Karlsson does have a long way to go to become the first three time Norris winner since Nicklas Lidstrom (the greatest defenseman to ever play), but he is off to a great start. Karlsson will have to make up for his lack of defense compared to other candidates, such as Adam Fox and Cale Makar, but if he can continue to juice his offensive numbers and the renaissance narrative continues, crazier things have happened.

The Sharks have hit a “soft” portion of their schedule to start December, so Karlsson will need to keep racking up points as the team looks to hang around the playoff race and Karlsson in the Norris race.

5. Don’t expect the kids anytime soon

Many of us (myself included) penciled in William Eklund in the opening night roster and had Thomas Bordeleau as a darkhorse to make the team out of camp. Mike Grier and David Quinn have made it very clear that they wanted to take their time with the prospects and learn from the sins of the past by rushing them into NHL action too soon. While Bordeleau, Eklund and Tristen Robins are having fine starts to their AHL seasons, it’s clear that the Sharks are going to take their time with them.

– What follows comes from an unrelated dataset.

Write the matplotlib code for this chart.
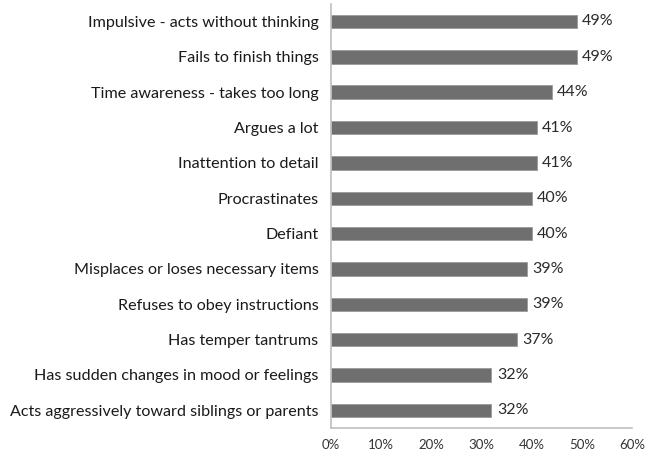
import matplotlib
matplotlib.use('Agg')
import matplotlib.pyplot as plt
from matplotlib.ticker import PercentFormatter

# Data (top to bottom as shown)
labels = ['Impulsive - acts without thinking',
          'Fails to finish things',
          'Time awareness - takes too long',
          'Argues a lot',
          'Inattention to detail',
          'Procrastinates',
          'Defiant',
          'Misplaces or loses necessary items',
          'Refuses to obey instructions',
          'Has temper tantrums',
          'Has sudden changes in mood or feelings',
          'Acts aggressively toward siblings or parents']
values = [49, 49, 44, 41, 41, 40, 40, 39, 39, 37, 32, 32]
xticks = [0, 10, 20, 30, 40, 50, 60]

plt.rcParams['font.family'] = ['Lato', 'DejaVu Sans']

fig = plt.figure(figsize=(6.55, 4.53), dpi=100)
ax = fig.add_axes([0.5053, 0.0552, 0.4595, 0.9364])

ypos = list(range(len(labels)))[::-1]
bars = ax.barh(ypos, values, height=0.38, color='#6f6f6f', edgecolor='#9a9a9a', linewidth=0.6)
for y, v in zip(ypos, values):
    ax.text(v + 1.1, y, '%d%%' % v, va='center', ha='left', fontsize=11.5, color='#2a2a2a')

ax.set_yticks(ypos)
ax.set_yticklabels(labels, fontsize=11.6, color='#1a1a1a')
ax.set_xlim(0, 60)
ax.set_ylim(-0.5, len(labels) - 0.5)
ax.set_xticks(xticks)
ax.xaxis.set_major_formatter(PercentFormatter(decimals=0))
ax.tick_params(axis='x', length=0, labelsize=9.5, labelcolor='#333333', pad=8)
ax.tick_params(axis='y', length=0, pad=9)

for s in ['top', 'right']:
    ax.spines[s].set_visible(False)
for s in ['left', 'bottom']:
    ax.spines[s].set_color('#bfbfbf')
    ax.spines[s].set_linewidth(1.2)

plt.savefig('out.png', dpi=100)
plt.close(fig)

This was evident when Jeffrey Viel was the first forward called up for action on the recent road trip. Viel has played in 46 career NHL games and has notched 3 goals and 2 assists in that time, but he is a fourth-line player known for his penchant to drop the gloves when needed. The Sharks want Bordeleau, Eklund and Robins to step in and play quality minutes in the NHL, instead of five minutes a night or sitting in a press box.

While fans are clamoring for the inevitable call up, they are going to have to wait until the season is further out of reach and veteran players start to get traded off to contenders for assets. The kids will be here eventually, but until then, don’t hold your breathe waiting.